(TO BE DONE):
Omit the pictures and print exactly the lines of the listing below, starting at the first and ending at the line containing "import * as echarts from 'echarts';".

(DATA):
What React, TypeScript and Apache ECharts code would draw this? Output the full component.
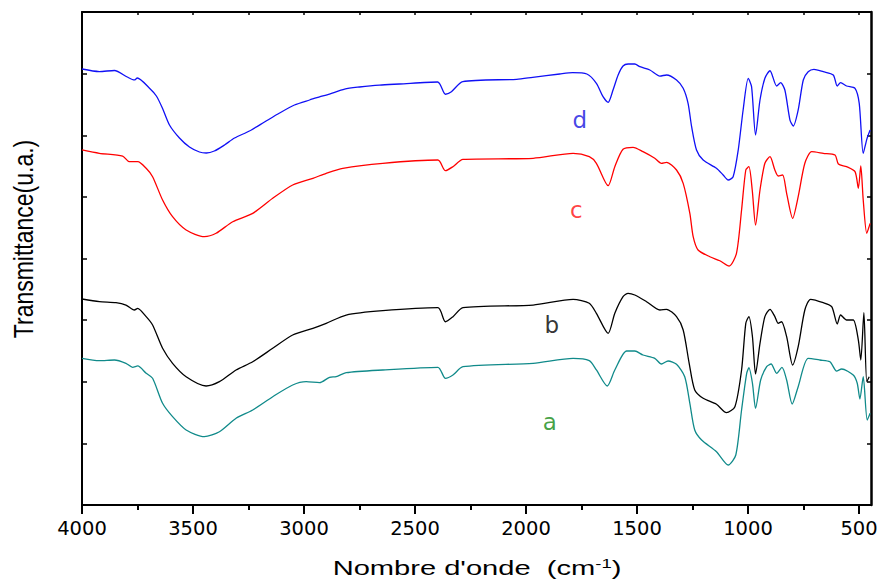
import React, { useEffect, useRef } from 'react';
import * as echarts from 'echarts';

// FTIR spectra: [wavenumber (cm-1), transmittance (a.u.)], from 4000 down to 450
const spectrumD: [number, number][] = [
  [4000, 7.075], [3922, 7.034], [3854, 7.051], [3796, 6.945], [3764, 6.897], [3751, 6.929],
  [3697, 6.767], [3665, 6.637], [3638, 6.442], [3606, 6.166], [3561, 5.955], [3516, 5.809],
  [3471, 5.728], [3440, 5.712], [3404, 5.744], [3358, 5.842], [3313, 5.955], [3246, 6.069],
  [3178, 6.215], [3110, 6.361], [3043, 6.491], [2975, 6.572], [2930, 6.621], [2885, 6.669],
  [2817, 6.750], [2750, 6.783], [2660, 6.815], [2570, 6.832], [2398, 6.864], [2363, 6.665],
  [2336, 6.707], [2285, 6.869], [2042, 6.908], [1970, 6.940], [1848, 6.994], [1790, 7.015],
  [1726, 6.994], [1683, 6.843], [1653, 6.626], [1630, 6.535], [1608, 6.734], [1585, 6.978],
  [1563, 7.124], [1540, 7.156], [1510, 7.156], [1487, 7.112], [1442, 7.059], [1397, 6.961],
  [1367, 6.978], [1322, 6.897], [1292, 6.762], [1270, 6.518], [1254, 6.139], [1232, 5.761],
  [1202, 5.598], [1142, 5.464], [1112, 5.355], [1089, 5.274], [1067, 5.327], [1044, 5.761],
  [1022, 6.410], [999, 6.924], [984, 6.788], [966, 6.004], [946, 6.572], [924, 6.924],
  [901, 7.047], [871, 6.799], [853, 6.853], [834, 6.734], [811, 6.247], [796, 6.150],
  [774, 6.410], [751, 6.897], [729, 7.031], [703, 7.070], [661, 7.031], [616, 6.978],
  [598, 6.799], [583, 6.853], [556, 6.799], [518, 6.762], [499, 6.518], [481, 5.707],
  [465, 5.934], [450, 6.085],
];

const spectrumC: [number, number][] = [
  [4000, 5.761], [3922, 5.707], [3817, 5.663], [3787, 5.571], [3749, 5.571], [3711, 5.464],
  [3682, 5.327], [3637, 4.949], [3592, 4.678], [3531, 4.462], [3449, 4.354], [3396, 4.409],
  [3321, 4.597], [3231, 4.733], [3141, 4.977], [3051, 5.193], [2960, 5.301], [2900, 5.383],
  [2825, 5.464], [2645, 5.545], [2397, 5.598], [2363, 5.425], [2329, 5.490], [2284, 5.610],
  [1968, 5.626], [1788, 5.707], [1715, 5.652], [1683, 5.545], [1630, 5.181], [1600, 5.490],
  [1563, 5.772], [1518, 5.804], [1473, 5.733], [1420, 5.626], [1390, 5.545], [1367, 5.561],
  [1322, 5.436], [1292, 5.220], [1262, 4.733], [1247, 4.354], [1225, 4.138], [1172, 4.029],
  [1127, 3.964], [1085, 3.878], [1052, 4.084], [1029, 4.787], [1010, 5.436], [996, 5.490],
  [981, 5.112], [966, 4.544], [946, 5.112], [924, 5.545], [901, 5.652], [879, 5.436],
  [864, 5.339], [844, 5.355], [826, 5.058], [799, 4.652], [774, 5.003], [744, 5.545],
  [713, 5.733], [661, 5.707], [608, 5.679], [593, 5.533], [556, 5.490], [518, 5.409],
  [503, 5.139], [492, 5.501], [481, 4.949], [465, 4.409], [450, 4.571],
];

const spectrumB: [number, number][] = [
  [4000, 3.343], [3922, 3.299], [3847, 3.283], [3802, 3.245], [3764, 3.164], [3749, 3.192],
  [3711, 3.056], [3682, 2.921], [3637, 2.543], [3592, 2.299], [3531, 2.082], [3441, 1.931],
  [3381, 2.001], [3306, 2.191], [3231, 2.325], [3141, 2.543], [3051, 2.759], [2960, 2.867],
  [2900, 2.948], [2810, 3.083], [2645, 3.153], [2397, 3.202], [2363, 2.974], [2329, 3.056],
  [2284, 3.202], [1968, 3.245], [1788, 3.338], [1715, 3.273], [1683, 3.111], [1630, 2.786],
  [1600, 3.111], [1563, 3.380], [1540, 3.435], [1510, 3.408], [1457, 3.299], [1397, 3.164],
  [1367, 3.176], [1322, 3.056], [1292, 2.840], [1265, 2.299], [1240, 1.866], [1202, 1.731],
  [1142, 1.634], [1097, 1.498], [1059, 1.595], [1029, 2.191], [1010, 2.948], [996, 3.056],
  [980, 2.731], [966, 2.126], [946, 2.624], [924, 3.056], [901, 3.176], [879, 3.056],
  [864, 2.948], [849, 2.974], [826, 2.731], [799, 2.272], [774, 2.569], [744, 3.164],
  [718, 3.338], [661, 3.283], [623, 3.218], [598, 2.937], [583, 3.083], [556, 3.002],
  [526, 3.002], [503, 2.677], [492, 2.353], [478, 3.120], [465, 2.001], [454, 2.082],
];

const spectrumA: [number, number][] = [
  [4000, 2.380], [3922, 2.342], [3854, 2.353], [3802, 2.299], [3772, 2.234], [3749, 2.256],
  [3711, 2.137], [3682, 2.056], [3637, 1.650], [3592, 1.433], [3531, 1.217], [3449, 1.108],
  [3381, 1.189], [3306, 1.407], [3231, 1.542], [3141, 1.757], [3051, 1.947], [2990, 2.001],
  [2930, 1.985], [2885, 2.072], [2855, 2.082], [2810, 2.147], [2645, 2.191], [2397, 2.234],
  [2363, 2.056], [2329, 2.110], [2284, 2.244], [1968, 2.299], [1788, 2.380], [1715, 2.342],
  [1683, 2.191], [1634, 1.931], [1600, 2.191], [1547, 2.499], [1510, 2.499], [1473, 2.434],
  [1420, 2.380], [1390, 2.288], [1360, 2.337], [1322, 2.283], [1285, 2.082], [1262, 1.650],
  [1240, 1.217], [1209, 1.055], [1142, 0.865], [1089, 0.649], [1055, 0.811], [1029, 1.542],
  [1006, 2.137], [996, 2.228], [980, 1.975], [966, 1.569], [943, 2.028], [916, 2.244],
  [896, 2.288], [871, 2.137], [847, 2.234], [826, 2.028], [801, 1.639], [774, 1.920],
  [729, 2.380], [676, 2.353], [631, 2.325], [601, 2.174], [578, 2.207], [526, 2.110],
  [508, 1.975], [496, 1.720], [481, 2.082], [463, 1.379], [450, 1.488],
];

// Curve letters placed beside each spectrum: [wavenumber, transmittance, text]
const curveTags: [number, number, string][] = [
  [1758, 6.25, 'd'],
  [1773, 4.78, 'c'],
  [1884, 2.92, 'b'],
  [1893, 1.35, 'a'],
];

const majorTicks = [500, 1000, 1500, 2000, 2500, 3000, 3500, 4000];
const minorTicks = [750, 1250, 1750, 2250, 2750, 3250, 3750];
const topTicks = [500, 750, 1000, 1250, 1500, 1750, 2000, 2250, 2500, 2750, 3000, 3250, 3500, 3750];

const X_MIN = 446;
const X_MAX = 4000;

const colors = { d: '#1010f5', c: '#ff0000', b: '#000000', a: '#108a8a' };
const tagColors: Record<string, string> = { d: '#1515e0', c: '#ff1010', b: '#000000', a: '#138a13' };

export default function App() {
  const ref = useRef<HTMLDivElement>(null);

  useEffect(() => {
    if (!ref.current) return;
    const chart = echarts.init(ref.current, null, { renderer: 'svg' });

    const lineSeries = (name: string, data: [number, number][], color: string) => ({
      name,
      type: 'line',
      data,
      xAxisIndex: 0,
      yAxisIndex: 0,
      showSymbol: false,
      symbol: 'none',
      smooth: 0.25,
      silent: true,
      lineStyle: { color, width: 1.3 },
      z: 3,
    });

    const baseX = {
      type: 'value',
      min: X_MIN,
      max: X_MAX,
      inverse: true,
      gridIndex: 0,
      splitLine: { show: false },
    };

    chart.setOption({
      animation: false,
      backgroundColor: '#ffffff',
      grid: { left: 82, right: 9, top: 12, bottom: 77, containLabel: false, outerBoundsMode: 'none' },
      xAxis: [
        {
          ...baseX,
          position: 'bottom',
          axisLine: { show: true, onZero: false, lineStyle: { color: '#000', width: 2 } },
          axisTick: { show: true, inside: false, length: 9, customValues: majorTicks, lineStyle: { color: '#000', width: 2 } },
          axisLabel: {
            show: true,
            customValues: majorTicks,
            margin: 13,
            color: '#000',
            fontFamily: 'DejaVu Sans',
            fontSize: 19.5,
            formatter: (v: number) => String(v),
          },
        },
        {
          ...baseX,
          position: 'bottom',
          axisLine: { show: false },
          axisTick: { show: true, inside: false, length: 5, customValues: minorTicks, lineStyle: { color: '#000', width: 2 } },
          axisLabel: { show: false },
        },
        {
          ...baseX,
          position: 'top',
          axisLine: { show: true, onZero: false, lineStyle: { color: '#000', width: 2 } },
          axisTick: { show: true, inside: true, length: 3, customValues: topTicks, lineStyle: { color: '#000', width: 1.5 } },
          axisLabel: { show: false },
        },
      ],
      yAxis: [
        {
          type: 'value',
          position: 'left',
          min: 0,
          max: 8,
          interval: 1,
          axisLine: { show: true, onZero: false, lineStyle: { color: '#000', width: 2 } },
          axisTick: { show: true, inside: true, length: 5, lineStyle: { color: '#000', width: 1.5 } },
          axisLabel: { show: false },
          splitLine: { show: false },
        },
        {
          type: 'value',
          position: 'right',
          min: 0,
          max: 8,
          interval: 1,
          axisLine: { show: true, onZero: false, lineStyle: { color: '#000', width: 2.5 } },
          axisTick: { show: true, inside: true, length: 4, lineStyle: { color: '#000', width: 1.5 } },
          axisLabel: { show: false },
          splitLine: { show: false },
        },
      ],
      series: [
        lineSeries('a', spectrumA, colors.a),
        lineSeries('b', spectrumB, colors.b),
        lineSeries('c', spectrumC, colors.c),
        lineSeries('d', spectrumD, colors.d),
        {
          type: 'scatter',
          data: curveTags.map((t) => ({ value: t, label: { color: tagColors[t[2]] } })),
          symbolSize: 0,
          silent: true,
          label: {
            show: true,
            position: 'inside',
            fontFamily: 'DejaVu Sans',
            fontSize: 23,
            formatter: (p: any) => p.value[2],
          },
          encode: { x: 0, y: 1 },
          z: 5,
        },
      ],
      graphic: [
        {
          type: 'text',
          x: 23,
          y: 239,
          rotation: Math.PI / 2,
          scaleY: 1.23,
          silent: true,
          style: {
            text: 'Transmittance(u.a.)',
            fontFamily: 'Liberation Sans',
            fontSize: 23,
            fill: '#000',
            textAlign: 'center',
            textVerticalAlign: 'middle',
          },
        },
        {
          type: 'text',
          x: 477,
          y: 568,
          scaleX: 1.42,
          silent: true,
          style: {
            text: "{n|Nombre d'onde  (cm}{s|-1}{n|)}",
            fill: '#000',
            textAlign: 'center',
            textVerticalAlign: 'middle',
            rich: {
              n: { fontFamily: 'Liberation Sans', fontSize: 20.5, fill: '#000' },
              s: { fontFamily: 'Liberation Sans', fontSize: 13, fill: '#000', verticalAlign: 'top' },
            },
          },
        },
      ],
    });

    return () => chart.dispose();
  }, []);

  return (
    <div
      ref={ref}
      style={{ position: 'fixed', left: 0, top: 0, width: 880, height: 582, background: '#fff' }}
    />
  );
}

(RESULT OF THE TASK):
What React, TypeScript and Apache ECharts code would draw this? Output the full component.
import React, { useEffect, useRef } from 'react';
import * as echarts from 'echarts';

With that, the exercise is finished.